A secondary work template is nothing more than a 2nd copy of your picture, but with the number of colours in it drastically reduced. More will be said about this later, and you can experiment with different kinds of colour reduction by juggling with the light green options at the top of the following window. For now, we'll begin by just making one. Deselect the option in the dark-green check box by clicking on it:
By this, you will be creating a default secondary template (a picture) which you will be able to see by clicking on the "Reduced" option of the RD-D control panel when it appears. You can then work on the secondary template (rubbing, to substitute selected pixels) instead of the primary template:
The PRIMARY work template will be created automatically, and in this case will correspond to the RGB picture you chose to load. You can always see this picture by clicking on the "RGB" option on the left of the "Reduced" option shown above. In this case, there has been no transformation of the original picture. If you want an HSL primary work template (which means that the original 16-million colour RGB picture is converted into a 3½ million colour HSL picture), then you need to select one of the options as follows in the options menu of the RD-D control panel:
The PRIMARY work template is either created automatically at startup (if you have the option selected), or, as you can see from the menu, it can be done ad hoc, if or when you think you need it.
So after loading your input picture, there are two work templates at your disposal:
1) the PRIMARY template which may or may not have been reduced from RGB to HSL colour format according to your use of the control panel "Options" menu
2) the SECONDARY template which is a more drastic reduction of the number of colours used in the picture according to the options chosen in the "Choose SECONDARY Work Template Resolutions" panel shown at the top of this page.
N.B. When later you save your picture, it will normally (but not necessarily) correspond to the image of the PRIMARY template.
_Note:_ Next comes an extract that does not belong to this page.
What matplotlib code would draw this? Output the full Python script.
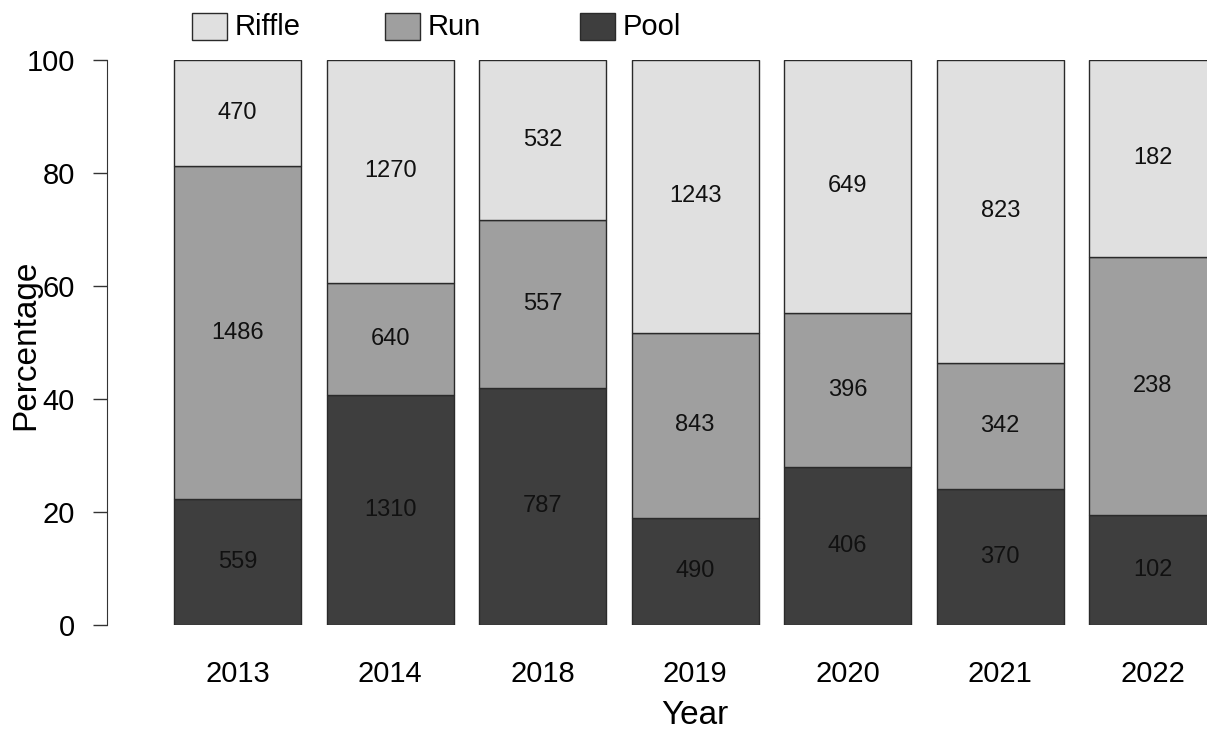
import matplotlib
matplotlib.use("Agg")
from matplotlib import pyplot as plt
from matplotlib.patches import Rectangle
import numpy as np

plt.rcParams['font.family'] = ['Liberation Sans', 'DejaVu Sans']

years = ['2013', '2014', '2018', '2019', '2020', '2021', '2022']
pool = [559, 1310, 787, 490, 406, 370, 102]
run = [1486, 640, 557, 843, 396, 342, 238]
riffle = [470, 1270, 532, 1243, 649, 823, 182]

habitats = ['Pool', 'Run', 'Riffle']
colours = ['#3e3e3e', '#9f9f9f', '#e0e0e0']

counts = np.array([pool, run, riffle], dtype=float)
pct = counts / counts.sum(axis=0) * 100

W, H = 1207, 733
fig = plt.figure(figsize=(W / 100, H / 100), dpi=100)
ax = fig.add_axes([107 / W, (H - 625) / H, 1100 / W, 565 / H])

x = 0.7 + 1.2 * np.arange(len(years))
bottom = np.zeros(len(years))
for i in range(3):
    ax.bar(x, pct[i], width=1.0, bottom=bottom, color=colours[i],
           edgecolor='#2a2a2a', linewidth=1.0)
    for xi, b, h, c in zip(x, bottom, pct[i], counts[i]):
        ax.text(xi, b + h / 2, f'{int(c)}', ha='center', va='center',
                fontsize=17, color='#111111')
    bottom += pct[i]

ax.set_xlim(-0.327, 8.327)
ax.set_ylim(0, 100)
ax.set_xticks(x)
ax.set_xticklabels(years)
ax.set_yticks([0, 20, 40, 60, 80, 100])
ax.tick_params(axis='x', length=0, pad=25, labelsize=21)
ax.tick_params(axis='y', length=10, width=1, pad=13, labelsize=21, color='#333333')
for s in ['top', 'right', 'bottom']:
    ax.spines[s].set_visible(False)
ax.spines['left'].set_color('#333333')

ax.set_xlabel('Year', fontsize=24)
ax.set_ylabel('Percentage', fontsize=24)
ax.xaxis.set_label_coords((695 - 107) / 1100, (625 - 716) / 565)
ax.yaxis.set_label_coords((26 - 107) / 1100, (625 - 345) / 565)
ax.xaxis.label.set_va('center')
ax.yaxis.label.set_va('center')

# legend drawn along the top
leg_x = [192, 385, 580]
for lx, name, col in zip(leg_x, ['Riffle', 'Run', 'Pool'], colours[::-1]):
    fig.add_artist(Rectangle((lx / W, (H - 40) / H), 35 / W, 27 / H,
                             facecolor=col, edgecolor='#2a2a2a', linewidth=1.0,
                             transform=fig.transFigure))
    fig.text((lx + 43) / W, (H - 27) / H, name, fontsize=21,
             ha='left', va='center')

fig.savefig('out.png', dpi=100)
This may or may not have been converted to HSL. If it has, then you can signal this by giving it the extension ".HSL" instead of ".BMP" so that you know it has been reduced. In this case, the RD-D software will not attempt to convert it again if it is loaded on a future occasion.
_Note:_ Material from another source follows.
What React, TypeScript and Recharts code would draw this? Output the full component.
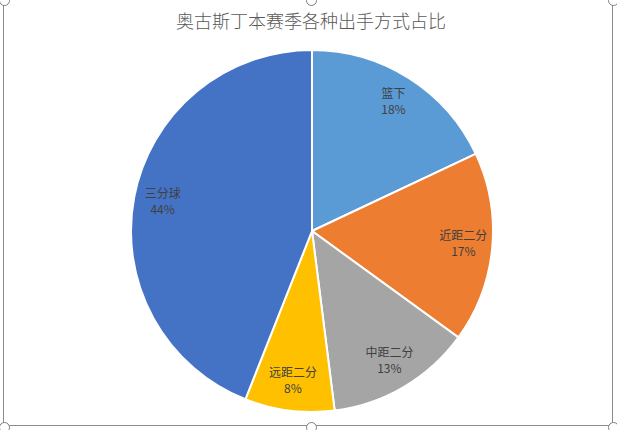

If you load an HSL picture, or convert an RGB picture to HSL, the option name changes at the bottom of the control panel:
So what are the templates used for?
Here is a brief description of why templates are sometimes necessary.
Let's begin with a rather dramatic picture of my passport:
Perhaps a better scanner would produce a better result, but the only picture I have at the moment is absolutely horrible! And because I am preparing an advertisement to be included in an international magazine first thing on Monday morning, what do I do? Well, I use a Rubber Dub-Dub template, of course. So here is the result of making a secondary work template with an appropriate mixture of "Reduced" and "Super Reduced" options selected:
Not much better, you might think (if not worse). But "better" is in the eyes of the beholder! The vast difference between the 1st picture and the 2nd is that very few colours are used in the 2nd, and can therefore be substituted with great facility. Naturally, this will destroy the original appearance of the passport, but this is our aim anyway. I don't want a "real" passport in my advertisement. So we start our substitution work with the rubber:
Wow! That's like magic! It didn't take long, because most of the background pixels in the reduced template had been reduced to the same red colour value (8 in fact). After a quick rub and the tidying up of a few details, this is the passport I produced:
Good as new! Of course, what an "appropriate" reduction colour mixture for the template is, is a matter of experience and experiment. However, the passport above was done with the default "Reduced" options for H, S and L, and in fact these are often sufficient.
So the message is this. The RD-D secondary work template is most useful for pictures which permit re-constitution of their colours, and where a "real" appearance is neither necessary nor desirable. It is useful for diagrams, magazine illustrations, pamphlets, maps, cartoons, etc. etc.